The people who were interested in APM would generally contact us and check out Instana with us. They came from larger organizations or multi-national corps, so they had experience with AppDynamics or SolarWinds, etc. They were mostly IT managers or somebody who was evaluating different products. But for our customers, it wasn't really a priority. Instana was probably the first APM for them, in many cases.
What other advice do I have?
If you are somebody who is already well-versed with the APM world and who has tried out different tools, you will find Instana quite easy to use. There really wouldn't be a lot of things to learn about it.
Go with the SaaS version of Instana and don't bother with the on-premise. Other than that, to configure whatever is being auto-detected by Instana, be sure to check the logs of the agent that is running. If you find anything that the agent is missing, that's stopping it from gathering all the data it can, fix that. If you're using SaaS you don't have worry about disk space.
There isn't much else to say because most things are provided out-of-the-box. With New Relic, you have to configure each of the different stacks, the agent, etc. Here, that is not the issue.
This is a good tool to implement across the board if you can make it into your images or as part of your configuration management tool. As soon as things come up, new machines are added into the cloud. Your monitoring and APM can also be integrated automatically. Instana has a YouTube channel with small demo videos that show a large number of hosts, once they are launched. It's a good tool. It's worth trying out, for enterprise as well.
Apart from our team, I would say about ten people were using it in our organization. Among the customers, it's hard to say. We were the primary users on their behalf. We had just one customer who was a paying Instana customer, and their on-prem was being hosted by us.

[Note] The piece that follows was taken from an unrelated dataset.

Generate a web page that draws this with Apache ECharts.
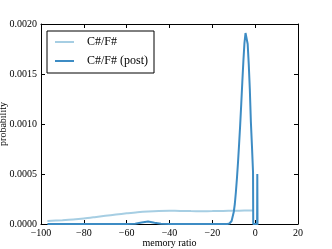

In our organization, the users were L1, L2, and L3 system administrators. We had senior solutions architect people who could design solutions for customers. We had technical account managers who came through the ranks of the sysadmins but they were able to do managerial as well as technical tasks. The traditional DevOps role wasn't really present in our organization because those people were directly employed by our customers. We were more ops-centric, rather than doing the build-release automation kind of thing.
It needs to be properly configured. That part is very important. All the sensors that it's able to use to detect, should be properly configured. Otherwise, it's not very useful.

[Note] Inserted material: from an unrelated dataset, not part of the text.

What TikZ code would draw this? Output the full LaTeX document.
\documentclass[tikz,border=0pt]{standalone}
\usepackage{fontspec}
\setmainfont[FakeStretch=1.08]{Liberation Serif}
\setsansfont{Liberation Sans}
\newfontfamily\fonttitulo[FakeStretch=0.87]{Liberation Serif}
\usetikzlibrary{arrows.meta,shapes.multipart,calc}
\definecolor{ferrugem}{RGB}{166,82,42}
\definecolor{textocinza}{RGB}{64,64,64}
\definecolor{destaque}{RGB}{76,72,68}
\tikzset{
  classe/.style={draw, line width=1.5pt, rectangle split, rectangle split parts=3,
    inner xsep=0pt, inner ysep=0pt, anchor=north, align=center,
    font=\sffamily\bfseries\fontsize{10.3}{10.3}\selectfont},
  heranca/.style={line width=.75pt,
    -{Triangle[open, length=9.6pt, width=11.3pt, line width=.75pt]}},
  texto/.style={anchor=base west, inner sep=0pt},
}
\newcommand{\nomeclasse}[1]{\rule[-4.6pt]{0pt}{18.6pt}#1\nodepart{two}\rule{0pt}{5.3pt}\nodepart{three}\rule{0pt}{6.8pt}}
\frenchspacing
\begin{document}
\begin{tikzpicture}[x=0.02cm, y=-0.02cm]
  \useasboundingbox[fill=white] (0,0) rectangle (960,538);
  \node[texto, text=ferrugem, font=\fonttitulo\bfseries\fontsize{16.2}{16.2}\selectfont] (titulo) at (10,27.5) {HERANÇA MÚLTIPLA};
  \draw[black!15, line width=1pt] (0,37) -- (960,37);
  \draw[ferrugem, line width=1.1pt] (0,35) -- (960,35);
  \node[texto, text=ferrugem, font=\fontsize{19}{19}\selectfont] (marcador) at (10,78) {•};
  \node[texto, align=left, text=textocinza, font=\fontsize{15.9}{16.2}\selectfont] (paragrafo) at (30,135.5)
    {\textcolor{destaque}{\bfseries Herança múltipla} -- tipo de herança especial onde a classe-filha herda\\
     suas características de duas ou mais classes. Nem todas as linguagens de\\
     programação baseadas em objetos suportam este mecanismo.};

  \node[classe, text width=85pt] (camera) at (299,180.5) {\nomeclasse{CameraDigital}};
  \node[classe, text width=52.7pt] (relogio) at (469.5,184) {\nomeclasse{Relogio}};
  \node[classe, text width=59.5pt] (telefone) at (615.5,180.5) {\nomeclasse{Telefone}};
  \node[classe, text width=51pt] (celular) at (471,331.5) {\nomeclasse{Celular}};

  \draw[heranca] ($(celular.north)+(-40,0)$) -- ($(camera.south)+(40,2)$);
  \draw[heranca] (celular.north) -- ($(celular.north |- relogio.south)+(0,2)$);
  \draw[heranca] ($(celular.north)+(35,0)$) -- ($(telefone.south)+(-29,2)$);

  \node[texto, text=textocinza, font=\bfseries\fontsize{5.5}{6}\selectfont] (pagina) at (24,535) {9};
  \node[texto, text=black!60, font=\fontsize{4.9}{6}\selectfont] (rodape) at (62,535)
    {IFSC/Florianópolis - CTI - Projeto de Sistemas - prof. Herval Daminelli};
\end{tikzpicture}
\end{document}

The overhead that comes with Application Performance Monitoring (APM) tools is one concern that some people have. Instana says that they don't do any deep code profiling, they don't have logic that thinks about when and what to profile. Some competitors like Dynatrace do have that feature. Instana says that since they don't do deep profiling, they don't have the extra overhead that these other tools have. I haven't compared them side by since so I can't say if this is true.
Also, application component types of reboots are not really required for Instana, except for the very first time when you install the Instana agent; then, you may have to restart the application server. Whereas that type of reboot is required for a number of other tools, it is not required with Instana.
I would rate it a seven out of ten, primarily because some things, like PHP and Python, are not quite as mature as Java. That's the main issue, stability-wise. But if you're on a Java stack, you can go ahead without any issues.